BEGIN Entries supplied

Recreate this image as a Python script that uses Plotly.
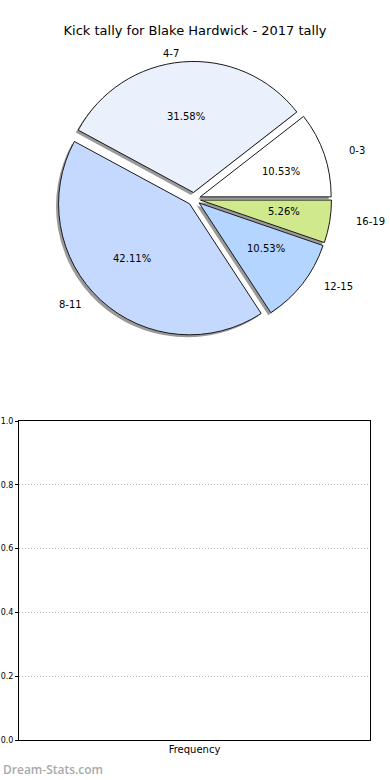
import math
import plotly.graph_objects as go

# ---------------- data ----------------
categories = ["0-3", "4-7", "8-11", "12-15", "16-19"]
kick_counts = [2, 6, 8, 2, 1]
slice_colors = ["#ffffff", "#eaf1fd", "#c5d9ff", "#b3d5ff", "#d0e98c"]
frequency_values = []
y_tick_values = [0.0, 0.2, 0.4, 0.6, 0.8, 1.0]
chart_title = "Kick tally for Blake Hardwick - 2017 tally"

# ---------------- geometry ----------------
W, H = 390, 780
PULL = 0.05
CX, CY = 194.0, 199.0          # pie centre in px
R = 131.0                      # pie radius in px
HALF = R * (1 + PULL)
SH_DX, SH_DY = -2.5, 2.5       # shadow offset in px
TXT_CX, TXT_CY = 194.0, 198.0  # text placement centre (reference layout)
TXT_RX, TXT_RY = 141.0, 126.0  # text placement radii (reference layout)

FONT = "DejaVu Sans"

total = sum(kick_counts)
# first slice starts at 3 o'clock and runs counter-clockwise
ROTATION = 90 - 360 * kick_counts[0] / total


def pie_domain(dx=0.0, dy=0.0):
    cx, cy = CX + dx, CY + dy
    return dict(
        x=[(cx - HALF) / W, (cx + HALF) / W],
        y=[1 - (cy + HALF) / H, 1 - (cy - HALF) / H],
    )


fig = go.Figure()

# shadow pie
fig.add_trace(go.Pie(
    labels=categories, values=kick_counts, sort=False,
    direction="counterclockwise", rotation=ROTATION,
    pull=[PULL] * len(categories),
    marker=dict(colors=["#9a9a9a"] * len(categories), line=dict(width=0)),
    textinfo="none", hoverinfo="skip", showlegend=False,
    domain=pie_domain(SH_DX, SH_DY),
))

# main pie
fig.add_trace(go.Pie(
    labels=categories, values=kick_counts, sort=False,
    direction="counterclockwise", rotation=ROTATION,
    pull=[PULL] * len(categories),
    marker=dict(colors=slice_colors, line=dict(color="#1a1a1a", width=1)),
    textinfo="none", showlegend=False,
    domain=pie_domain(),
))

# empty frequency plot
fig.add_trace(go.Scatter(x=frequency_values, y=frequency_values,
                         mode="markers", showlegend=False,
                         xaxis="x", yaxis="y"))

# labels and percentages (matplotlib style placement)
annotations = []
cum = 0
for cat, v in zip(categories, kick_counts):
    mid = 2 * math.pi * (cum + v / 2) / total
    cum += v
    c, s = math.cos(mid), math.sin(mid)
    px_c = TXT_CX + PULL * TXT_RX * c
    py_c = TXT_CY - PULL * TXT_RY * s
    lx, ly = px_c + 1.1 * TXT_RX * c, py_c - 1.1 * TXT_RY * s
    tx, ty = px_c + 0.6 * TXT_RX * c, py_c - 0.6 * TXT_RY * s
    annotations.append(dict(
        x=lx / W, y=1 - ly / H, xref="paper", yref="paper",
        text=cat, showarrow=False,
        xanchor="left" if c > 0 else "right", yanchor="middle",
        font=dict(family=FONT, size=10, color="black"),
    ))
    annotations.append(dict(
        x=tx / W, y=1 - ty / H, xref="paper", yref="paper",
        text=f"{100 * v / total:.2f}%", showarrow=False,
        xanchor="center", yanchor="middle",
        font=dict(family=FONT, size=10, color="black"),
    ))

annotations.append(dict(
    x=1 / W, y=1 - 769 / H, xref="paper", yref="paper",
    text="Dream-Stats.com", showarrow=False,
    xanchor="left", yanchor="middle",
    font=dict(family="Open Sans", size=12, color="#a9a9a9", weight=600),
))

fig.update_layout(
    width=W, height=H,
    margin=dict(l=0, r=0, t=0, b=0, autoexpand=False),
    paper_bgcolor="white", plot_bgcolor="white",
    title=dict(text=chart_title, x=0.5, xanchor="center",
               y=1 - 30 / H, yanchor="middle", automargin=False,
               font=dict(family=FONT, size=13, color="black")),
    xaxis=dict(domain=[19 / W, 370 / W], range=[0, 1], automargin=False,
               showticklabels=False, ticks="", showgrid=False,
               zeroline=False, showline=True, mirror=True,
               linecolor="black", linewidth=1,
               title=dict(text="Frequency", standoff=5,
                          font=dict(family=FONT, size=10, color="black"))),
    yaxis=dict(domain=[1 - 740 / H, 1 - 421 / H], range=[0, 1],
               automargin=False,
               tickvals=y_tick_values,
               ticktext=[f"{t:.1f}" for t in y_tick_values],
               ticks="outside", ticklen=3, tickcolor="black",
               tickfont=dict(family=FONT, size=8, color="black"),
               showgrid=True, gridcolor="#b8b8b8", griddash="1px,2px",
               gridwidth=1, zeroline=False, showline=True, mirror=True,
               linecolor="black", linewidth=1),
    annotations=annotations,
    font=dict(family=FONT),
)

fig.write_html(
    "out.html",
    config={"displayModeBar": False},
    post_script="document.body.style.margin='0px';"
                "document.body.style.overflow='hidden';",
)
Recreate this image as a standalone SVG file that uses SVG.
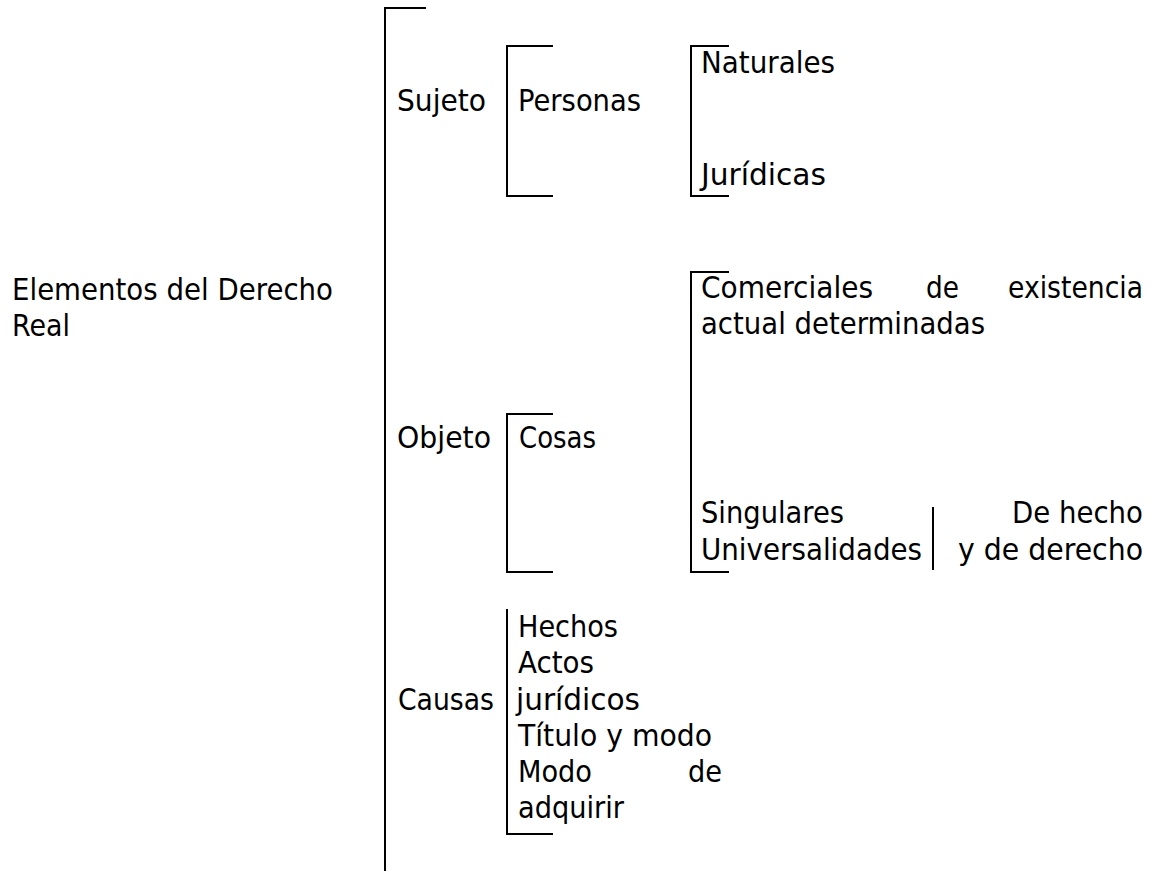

END Entries supplied

### What needs to be done
Give back exactly the lines from the first line of the data through the line with "ROTATION = 90 - 360 * kick_counts[0] / total", pictures excluded.

### Output for this task
Recreate this image as a Python script that uses Plotly.
import math
import plotly.graph_objects as go

# ---------------- data ----------------
categories = ["0-3", "4-7", "8-11", "12-15", "16-19"]
kick_counts = [2, 6, 8, 2, 1]
slice_colors = ["#ffffff", "#eaf1fd", "#c5d9ff", "#b3d5ff", "#d0e98c"]
frequency_values = []
y_tick_values = [0.0, 0.2, 0.4, 0.6, 0.8, 1.0]
chart_title = "Kick tally for Blake Hardwick - 2017 tally"

# ---------------- geometry ----------------
W, H = 390, 780
PULL = 0.05
CX, CY = 194.0, 199.0          # pie centre in px
R = 131.0                      # pie radius in px
HALF = R * (1 + PULL)
SH_DX, SH_DY = -2.5, 2.5       # shadow offset in px
TXT_CX, TXT_CY = 194.0, 198.0  # text placement centre (reference layout)
TXT_RX, TXT_RY = 141.0, 126.0  # text placement radii (reference layout)

FONT = "DejaVu Sans"

total = sum(kick_counts)
# first slice starts at 3 o'clock and runs counter-clockwise
ROTATION = 90 - 360 * kick_counts[0] / total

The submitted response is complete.